Camden also had his first swim experience this week. I really thought he would not like it since he is not a fan of baths. He did so great! The cold water didn't phase him a bit. I put him in the float and he was perfectly happy. I guess this means we will have a lot more pool dates this summer!

                                          
Waiting to go swim
 

Just relaxin!
 



 
Yesterday Camden giggled for the first time. I actually cried because I was so excited! He has been so close to doing it and I've been trying so hard to make him laugh. It was the sweetest sound. I know some may not understand why this is such a big deal, and I really can't explain it sometimes. Any milestone Camden reaches (whether it's social, physical, cognitive, etc) is a huge thing in the Hill house. It is celebrated with so much joy and love. This baby boy works so hard everyday for things that come natural to others. I am so incredibly proud of him in every way!
 






Sunday, June 9, 2013

Class of 2013

Friday we watched my step son, Rylie, graduate from high school. Wow! It is so hard to believe that Ryan and Rylie are no longer little boys. They are becoming men. I have only had the pleasure of being in their lives for about seven years now, and it's been amazing to watch them grow up. I was so excited for this day to come because it would be the first time that all of the Hill boys would be together since Camden's birth. Ryan has been away at school, and when he was home for the holidays Camden was in the hospital. This would finally get to meet. Richard held Camden most of the time when we got there. He was very comfy in daddy's arms and was just taking it all in. I thought for sure since he was being held that he would be happy as usual. Wrong! I don't know if it was all the commotion and loud noises that got to him or if it was something else, but he did not like it! So, when they began to say the prayer, Camden decided to show everyone just how loud he could scream. It was quite embarrassing (although Richard thought it was hilarious). I decided to take him to the tennis courts to walk around while Carter and Richard stayed to watch the ceremony. The good thing was that the graduation was outside so I could still hear everything that was going on. Once Camden fell asleep, I made my way back up the bleachers to go sit down. He remained asleep for the rest of the ceremony.

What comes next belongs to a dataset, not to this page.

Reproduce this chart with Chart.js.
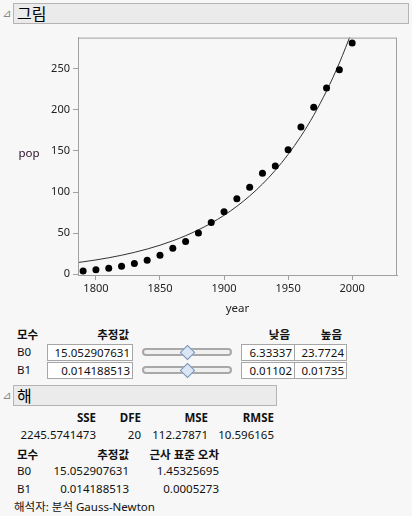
<!DOCTYPE html>
<html>
<head>
<meta charset="utf-8">
<script src="https://cdn.jsdelivr.net/npm/chart.js@4"></script>
<style>
  body { margin: 0; width: 412px; height: 516px; background: #f7f7f7; position: relative; overflow: hidden;
         font-family: "Noto Sans", "Noto Sans CJK KR", sans-serif; font-size: 11.5px; color: #111; }
  .a { position: absolute; line-height: 16px; white-space: nowrap; }
  .r { text-align: right; width: 140px; }
  .b { font-weight: bold; }
  .tri { position: absolute; left: 2px; font-family: "DejaVu Sans"; font-size: 11px; color: #888; }
  .bar { position: absolute; left: 13px; background: #ebebeb; border: 1px solid #b4b4b4; box-sizing: border-box;
         font-family: "Noto Sans CJK KR"; font-size: 16px; line-height: 19px; padding-left: 3px; color: #000; }
  .box { position: absolute; height: 17px; background: #fff; border: 1px solid #a6a6a6; box-sizing: border-box;
         text-align: right; padding-right: 2px; line-height: 15px; }
  .track { position: absolute; left: 142px; width: 90px; height: 8px; border: 2px solid #a8a8a8; border-radius: 4px;
           box-sizing: border-box; background: #f0f0f0; }
  .thumb { position: absolute; width: 9px; height: 9px; background: #dbe6f5; border: 1px solid #7b93b8; transform: rotate(45deg); }
  #wrap { position: absolute; left: 0; top: 28px; width: 412px; height: 295px; }
</style>
</head>
<body>
<div class="tri" style="top:7px">⊿</div>
<div class="bar" style="top:3px;width:396px;height:21px">그림</div>

<div id="wrap"><canvas id="popChart"></canvas></div>

<!-- parameter table -->
<div class="a b" style="left:17px;top:327px">모수</div>
<div class="a b r" style="left:-11px;top:327px">추정값</div>
<div class="a b r" style="left:150px;top:327px">낮음</div>
<div class="a b r" style="left:202px;top:327px">높음</div>

<div class="a" style="left:17px;top:344px">B0</div>
<div class="box" style="left:47px;top:344px;width:86px">15.052907631</div>
<div class="track" style="top:348px"></div>
<div class="thumb" style="left:182px;top:347px"></div>
<div class="box" style="left:241px;top:344px;width:54px">6.33337</div>
<div class="box" style="left:294px;top:344px;width:53px">23.7724</div>

<div class="a" style="left:17px;top:362px">B1</div>
<div class="box" style="left:47px;top:362px;width:86px">0.014188513</div>
<div class="track" style="top:366px"></div>
<div class="thumb" style="left:182px;top:365px"></div>
<div class="box" style="left:241px;top:362px;width:54px">0.01102</div>
<div class="box" style="left:294px;top:362px;width:53px">0.01735</div>

<!-- solution -->
<div class="tri" style="top:389px">⊿</div>
<div class="bar" style="top:385px;width:264px;height:21px">해</div>

<div class="a b r" style="left:-44px;top:410px">SSE</div>
<div class="a b r" style="left:1px;top:410px">DFE</div>
<div class="a b r" style="left:68px;top:410px">MSE</div>
<div class="a b r" style="left:134px;top:410px">RMSE</div>
<div class="a r" style="left:-44px;top:427px">2245.5741473</div>
<div class="a r" style="left:1px;top:427px">20</div>
<div class="a r" style="left:68px;top:427px">112.27871</div>
<div class="a r" style="left:134px;top:427px">10.596165</div>

<div class="a b" style="left:17px;top:447px">모수</div>
<div class="a b r" style="left:-11px;top:447px">추정값</div>
<div class="a b r" style="left:79px;top:447px">근사 표준 오차</div>
<div class="a" style="left:17px;top:463px">B0</div>
<div class="a r" style="left:-11px;top:463px">15.052907631</div>
<div class="a r" style="left:79px;top:463px">1.45325695</div>
<div class="a" style="left:17px;top:481px">B1</div>
<div class="a r" style="left:-11px;top:481px">0.014188513</div>
<div class="a r" style="left:79px;top:481px">0.0005273</div>
<div class="a" style="left:14px;top:499px">해석자: 분석 Gauss-Newton</div>

<script>
// census points
const years = [1790, 1800, 1810, 1820, 1830, 1840, 1850, 1860, 1870, 1880, 1890,
               1900, 1910, 1920, 1930, 1940, 1950, 1960, 1970, 1980, 1990, 2000];
const pop = [3.93, 5.31, 7.24, 9.64, 12.87, 17.07, 23.19, 31.44, 39.82, 50.16, 62.95,
             75.99, 91.97, 105.71, 122.78, 131.67, 151.33, 179.32, 203.3, 226.54, 248.71, 281.42];

// fitted curve
const curveYears = [1786, 1790, 1800, 1810, 1820, 1830, 1840, 1850, 1860, 1870, 1880, 1890,
                    1900, 1910, 1920, 1930, 1940, 1950, 1960, 1970, 1980, 1990, 2000];
const curvePop = [14.2, 15.05, 17.35, 19.99, 23.04, 26.55, 30.6, 35.26, 40.64, 46.83, 53.97, 62.2,
                  71.69, 82.61, 95.21, 109.72, 126.45, 145.72, 167.94, 193.53, 223.04, 257.04, 296.2];

const xTicks = [1800, 1850, 1900, 1950, 2000];
const yTicks = [0, 50, 100, 150, 200, 250];

const axisGray = '#a0a0a0';
const tickFont = { family: 'Noto Sans', size: 11 };

const frame = {
  id: 'frame',
  afterDraw(chart) {
    const { ctx, chartArea: a } = chart;
    ctx.save();
    ctx.strokeStyle = axisGray;
    ctx.lineWidth = 1;
    ctx.strokeRect(a.left + 0.5, a.top + 0.5, a.right - a.left - 1, a.bottom - a.top);
    ctx.font = '11.5px "Noto Sans"';
    ctx.textAlign = 'center';
    ctx.textBaseline = 'middle';
    ctx.fillStyle = '#2a0f2a';
    ctx.fillText('pop', 29, 126);
    ctx.fillStyle = '#222';
    ctx.fillText('year', (a.left + a.right) / 2, 281);
    ctx.restore();
  }
};

new Chart(document.getElementById('popChart'), {
  type: 'scatter',
  data: {
    datasets: [{
      data: years.map((y, i) => ({ x: y, y: pop[i] })),
      backgroundColor: '#000',
      borderWidth: 0,
      pointRadius: 3.5
    }, {
      type: 'line',
      data: curveYears.map((y, i) => ({ x: y, y: curvePop[i] })),
      borderColor: '#333',
      borderWidth: 1,
      pointRadius: 0,
      cubicInterpolationMode: 'monotone',
      fill: false
    }]
  },
  options: {
    responsive: true,
    maintainAspectRatio: false,
    animation: false,
    layout: { padding: { left: 0, right: 15, top: 7, bottom: 0 } },
    plugins: { legend: { display: false }, tooltip: { enabled: false } },
    scales: {
      x: {
        type: 'linear',
        min: 1786,
        max: 2035,
        afterFit: s => { s.height = 48; },
        afterBuildTicks: s => { s.ticks = xTicks.map(v => ({ value: v })); },
        ticks: { callback: v => String(v), color: '#222', font: tickFont, padding: 2, maxRotation: 0 },
        grid: { drawOnChartArea: false, tickLength: 5, color: axisGray },
        border: { color: axisGray }
      },
      y: {
        min: -1,
        max: 288,
        afterFit: s => { s.width = 78; },
        afterBuildTicks: s => { s.ticks = yTicks.map(v => ({ value: v })); },
        ticks: { color: '#222', font: tickFont, padding: 3 },
        grid: { drawOnChartArea: false, tickLength: 5, color: axisGray },
        border: { color: axisGray }
      }
    }
  },
  plugins: [frame]
});
</script>
</body>
</html>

Carter was such a good boy, from what I hear, and it was probably due to hanging out with his big bubba Ryan and sweet Kenley. Kenley is Ryan's girlfriend's daughter and is just a doll. They got along fabulously and kept each other entertained the whole evening. I hope they can spend more time with each other this summer before everyone goes off to school.

 
 
 


This was right before the ceremony started when everyone was still happy.


 
 
 


Rylie graduated with honors and with several college credits already under his belt. We are so proud of you Rylie! He will be joining his brother in Austin this fall for college.










This was Ryan just a short 3 years ago with Carter at his graduation.




This is Rylie with Carter now. It's so crazy how time flies and how much these kids grow up.



Another thing I was excited about that night was meeting Ryan's girlfriend. They have been together for a long while now, but for some reason we just had not met her yet. I must say she's even more beautiful in person and just the sweetest thing ever. They really do make such a great couple and I hope she sticks around for a long time...like forever. Sorry Ryan, no pressure.




This is our first picture of Richard and all of his kids. I know I'm biased, but he sure does produce some good looking boys! I think this was one of the few pictures Carter was actually smiling in. The boy does not like cameras.




Ryan and Camden finally meet.





A family picture of all of us.

 



It was such a great night and it was exciting to see Rylie start a new chapter in his life. I'm so incredibly proud of all the boys. I love them all and look forward to spending more time with them this summer.